**Request**:
Up to and including the line with "return (xp - L) / PW", write out the listing from its first line, minus the pictures.

**Data**:
* Begin *

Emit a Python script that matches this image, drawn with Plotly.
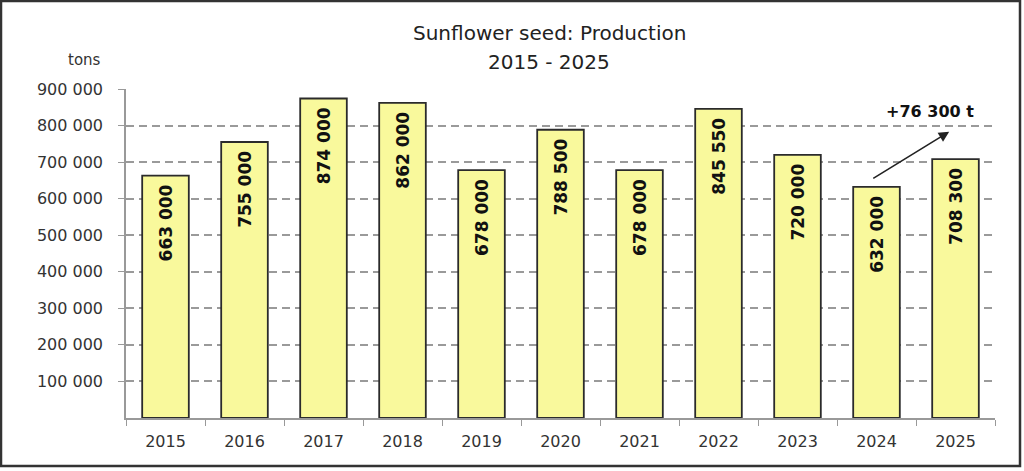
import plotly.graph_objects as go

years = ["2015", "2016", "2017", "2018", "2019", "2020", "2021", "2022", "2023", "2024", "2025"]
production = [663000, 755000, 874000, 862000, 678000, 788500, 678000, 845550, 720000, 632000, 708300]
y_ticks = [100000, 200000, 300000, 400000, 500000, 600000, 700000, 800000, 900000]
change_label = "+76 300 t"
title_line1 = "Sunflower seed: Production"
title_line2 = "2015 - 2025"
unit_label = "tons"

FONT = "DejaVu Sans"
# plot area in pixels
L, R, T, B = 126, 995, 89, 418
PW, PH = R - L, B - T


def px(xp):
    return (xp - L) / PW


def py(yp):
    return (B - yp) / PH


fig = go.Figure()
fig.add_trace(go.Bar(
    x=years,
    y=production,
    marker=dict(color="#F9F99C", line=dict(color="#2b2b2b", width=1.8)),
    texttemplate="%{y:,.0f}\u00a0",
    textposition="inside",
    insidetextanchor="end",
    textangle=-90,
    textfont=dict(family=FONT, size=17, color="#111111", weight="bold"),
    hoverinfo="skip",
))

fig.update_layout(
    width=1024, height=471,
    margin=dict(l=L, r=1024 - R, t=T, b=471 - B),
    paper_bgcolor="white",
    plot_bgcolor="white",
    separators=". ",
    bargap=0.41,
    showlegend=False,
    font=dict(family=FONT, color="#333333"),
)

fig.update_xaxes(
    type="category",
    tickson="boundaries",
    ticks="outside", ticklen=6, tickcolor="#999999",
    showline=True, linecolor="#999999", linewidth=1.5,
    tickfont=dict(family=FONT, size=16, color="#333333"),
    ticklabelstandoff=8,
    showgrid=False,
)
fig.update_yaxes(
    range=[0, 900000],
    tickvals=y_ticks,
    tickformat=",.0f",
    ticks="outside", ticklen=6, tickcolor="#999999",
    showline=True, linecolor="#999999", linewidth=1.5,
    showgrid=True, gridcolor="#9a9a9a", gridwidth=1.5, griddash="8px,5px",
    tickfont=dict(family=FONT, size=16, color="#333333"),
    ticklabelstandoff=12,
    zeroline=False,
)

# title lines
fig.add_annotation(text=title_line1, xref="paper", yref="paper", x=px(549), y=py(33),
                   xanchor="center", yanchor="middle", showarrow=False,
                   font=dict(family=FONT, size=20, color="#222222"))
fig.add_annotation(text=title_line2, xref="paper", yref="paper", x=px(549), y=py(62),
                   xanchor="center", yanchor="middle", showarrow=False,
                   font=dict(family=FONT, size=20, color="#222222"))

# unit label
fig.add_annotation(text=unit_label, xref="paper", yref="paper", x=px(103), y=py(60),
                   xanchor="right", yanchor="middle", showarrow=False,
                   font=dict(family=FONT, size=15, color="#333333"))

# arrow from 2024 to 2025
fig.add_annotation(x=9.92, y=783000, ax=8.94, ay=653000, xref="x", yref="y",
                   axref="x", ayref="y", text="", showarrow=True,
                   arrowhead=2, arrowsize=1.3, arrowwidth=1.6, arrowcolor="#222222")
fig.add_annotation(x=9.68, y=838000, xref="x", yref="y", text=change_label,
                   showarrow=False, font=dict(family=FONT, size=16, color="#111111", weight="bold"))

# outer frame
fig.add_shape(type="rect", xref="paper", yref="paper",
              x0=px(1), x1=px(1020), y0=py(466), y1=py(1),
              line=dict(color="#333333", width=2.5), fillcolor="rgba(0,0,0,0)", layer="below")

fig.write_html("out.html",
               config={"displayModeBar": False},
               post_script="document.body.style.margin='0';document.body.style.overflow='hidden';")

* End *

**Correct result**:
Emit a Python script that matches this image, drawn with Plotly.
import plotly.graph_objects as go

years = ["2015", "2016", "2017", "2018", "2019", "2020", "2021", "2022", "2023", "2024", "2025"]
production = [663000, 755000, 874000, 862000, 678000, 788500, 678000, 845550, 720000, 632000, 708300]
y_ticks = [100000, 200000, 300000, 400000, 500000, 600000, 700000, 800000, 900000]
change_label = "+76 300 t"
title_line1 = "Sunflower seed: Production"
title_line2 = "2015 - 2025"
unit_label = "tons"

FONT = "DejaVu Sans"
# plot area in pixels
L, R, T, B = 126, 995, 89, 418
PW, PH = R - L, B - T


def px(xp):
    return (xp - L) / PW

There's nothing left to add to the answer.